Objective. Reproduce all the material exactly, minus any pictures it holds.

Data segment.
★ ★ ★ ★
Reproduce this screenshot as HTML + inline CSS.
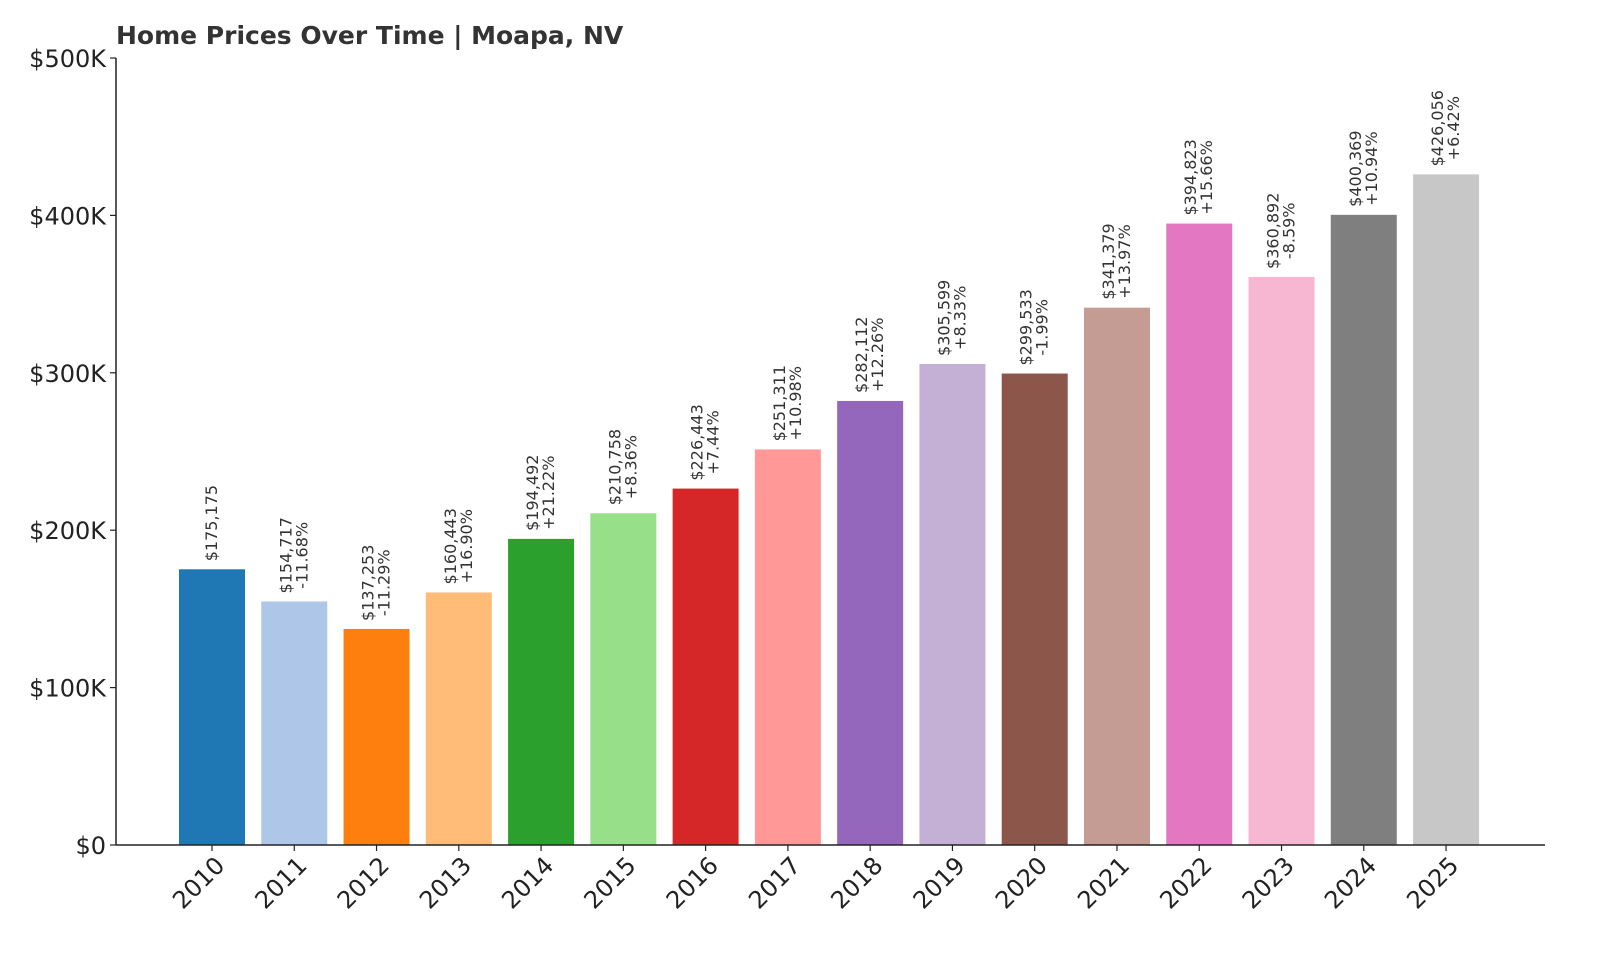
<!DOCTYPE html>
<html><head><meta charset="utf-8"><style>
body{margin:0;background:#fff}
svg{display:block;font-family:"DejaVu Sans","Liberation Sans",sans-serif}
</style></head><body>
<svg id="c" width="1600" height="960">
<text x="116" y="44" font-size="25" font-weight="bold" fill="#333">Home Prices Over Time | Moapa, NV</text>
</svg>
<script>
const years=["2010","2011","2012","2013","2014","2015","2016","2017","2018","2019","2020","2021","2022","2023","2024","2025"];
const prices=[175175,154717,137253,160443,194492,210758,226443,251311,282112,305599,299533,341379,394823,360892,400369,426056];
const changes=["","-11.68%","-11.29%","+16.90%","+21.22%","+8.36%","+7.44%","+10.98%","+12.26%","+8.33%","-1.99%","+13.97%","+15.66%","-8.59%","+10.94%","+6.42%"];
const valueLabels=["$175,175","$154,717","$137,253","$160,443","$194,492","$210,758","$226,443","$251,311","$282,112","$305,599","$299,533","$341,379","$394,823","$360,892","$400,369","$426,056"];
const yTicks=[0,100000,200000,300000,400000,500000];
const yTickLabels=["$0","$100K","$200K","$300K","$400K","$500K"];
const colors=["#1f77b4","#aec7e8","#ff7f0e","#ffbb78","#2ca02c","#98df8a","#d62728","#ff9896","#9467bd","#c5b0d5","#8c564b","#c49c94","#e377c2","#f7b6d2","#7f7f7f","#c7c7c7"];
const svg=document.getElementById('c');const NS='http://www.w3.org/2000/svg';
const x0=116,x1=1545,y0=845,yTop=58,yMax=500000;
const y=v=>y0-(v/yMax)*(y0-yTop);
const step=82.27,first=212,bw=66;
const x=i=>first+i*step;
function mk(t,a,p){const e=document.createElementNS(NS,t);for(const k in a)e.setAttribute(k,a[k]);(p||svg).appendChild(e);return e;}
prices.forEach((v,i)=>{
 const r=mk('rect',{x:x(i)-bw/2,y:y(v),width:bw,height:y0-y(v),fill:colors[i]});
 
 
 const g=mk('text',{transform:`translate(${x(i)},${y(v)-8}) rotate(-90)`,'font-size':16,fill:'#333','text-anchor':'middle'});
 
 
 const lines=changes[i]?[valueLabels[i],changes[i]]:[valueLabels[i]];
 const ts=lines.map((s,j)=>{const t=mk('tspan',{x:0,y:lines.length==2?(j==0?-3:13):5},g);t.textContent=s;return t;});
 const L=Math.max(...ts.map(t=>t.getComputedTextLength()));
 ts.forEach(t=>t.setAttribute('x',L/2));
 const tk=mk('line',{x1:x(i),x2:x(i),y1:y0,y2:y0+6,stroke:'#222','stroke-width':1.2});
 
 
 const xl=mk('text',{transform:`translate(${x(i)+14},${y0+22}) rotate(-45)`,'font-size':24,fill:'#222','text-anchor':'end'});
 
 
 xl.textContent=years[i];
});
yTicks.forEach((v,i)=>{
 const tk=mk('line',{x1:x0-6,x2:x0,y1:y(v),y2:y(v),stroke:'#222','stroke-width':1.2});
 
 
 const t=mk('text',{x:x0-10,y:y(v)+9,'font-size':24,fill:'#222','text-anchor':'end'});
 
 
 t.textContent=yTickLabels[i];
});
const ax=mk('line',{x1:x0,x2:x0,y1:yTop,y2:y0,stroke:'#222','stroke-width':1.5});


const bx=mk('line',{x1:x0,x2:x1,y1:y0,y2:y0,stroke:'#222','stroke-width':1.5});


</script>
</body></html>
★ ★ ★ ★
Output of the exercise.
Reproduce this screenshot as HTML + inline CSS.
<!DOCTYPE html>
<html><head><meta charset="utf-8"><style>
body{margin:0;background:#fff}
svg{display:block;font-family:"DejaVu Sans","Liberation Sans",sans-serif}
</style></head><body>
<svg id="c" width="1600" height="960">
<text x="116" y="44" font-size="25" font-weight="bold" fill="#333">Home Prices Over Time | Moapa, NV</text>
</svg>
<script>
const years=["2010","2011","2012","2013","2014","2015","2016","2017","2018","2019","2020","2021","2022","2023","2024","2025"];
const prices=[175175,154717,137253,160443,194492,210758,226443,251311,282112,305599,299533,341379,394823,360892,400369,426056];
const changes=["","-11.68%","-11.29%","+16.90%","+21.22%","+8.36%","+7.44%","+10.98%","+12.26%","+8.33%","-1.99%","+13.97%","+15.66%","-8.59%","+10.94%","+6.42%"];
const valueLabels=["$175,175","$154,717","$137,253","$160,443","$194,492","$210,758","$226,443","$251,311","$282,112","$305,599","$299,533","$341,379","$394,823","$360,892","$400,369","$426,056"];
const yTicks=[0,100000,200000,300000,400000,500000];
const yTickLabels=["$0","$100K","$200K","$300K","$400K","$500K"];
const colors=["#1f77b4","#aec7e8","#ff7f0e","#ffbb78","#2ca02c","#98df8a","#d62728","#ff9896","#9467bd","#c5b0d5","#8c564b","#c49c94","#e377c2","#f7b6d2","#7f7f7f","#c7c7c7"];
const svg=document.getElementById('c');const NS='http://www.w3.org/2000/svg';
const x0=116,x1=1545,y0=845,yTop=58,yMax=500000;
const y=v=>y0-(v/yMax)*(y0-yTop);
const step=82.27,first=212,bw=66;
const x=i=>first+i*step;
function mk(t,a,p){const e=document.createElementNS(NS,t);for(const k in a)e.setAttribute(k,a[k]);(p||svg).appendChild(e);return e;}
prices.forEach((v,i)=>{
 const r=mk('rect',{x:x(i)-bw/2,y:y(v),width:bw,height:y0-y(v),fill:colors[i]});
 
 
 const g=mk('text',{transform:`translate(${x(i)},${y(v)-8}) rotate(-90)`,'font-size':16,fill:'#333','text-anchor':'middle'});
 
 
 const lines=changes[i]?[valueLabels[i],changes[i]]:[valueLabels[i]];
 const ts=lines.map((s,j)=>{const t=mk('tspan',{x:0,y:lines.length==2?(j==0?-3:13):5},g);t.textContent=s;return t;});
 const L=Math.max(...ts.map(t=>t.getComputedTextLength()));
 ts.forEach(t=>t.setAttribute('x',L/2));
 const tk=mk('line',{x1:x(i),x2:x(i),y1:y0,y2:y0+6,stroke:'#222','stroke-width':1.2});
 
 
 const xl=mk('text',{transform:`translate(${x(i)+14},${y0+22}) rotate(-45)`,'font-size':24,fill:'#222','text-anchor':'end'});
 
 
 xl.textContent=years[i];
});
yTicks.forEach((v,i)=>{
 const tk=mk('line',{x1:x0-6,x2:x0,y1:y(v),y2:y(v),stroke:'#222','stroke-width':1.2});
 
 
 const t=mk('text',{x:x0-10,y:y(v)+9,'font-size':24,fill:'#222','text-anchor':'end'});
 
 
 t.textContent=yTickLabels[i];
});
const ax=mk('line',{x1:x0,x2:x0,y1:yTop,y2:y0,stroke:'#222','stroke-width':1.5});


const bx=mk('line',{x1:x0,x2:x1,y1:y0,y2:y0,stroke:'#222','stroke-width':1.5});


</script>
</body></html>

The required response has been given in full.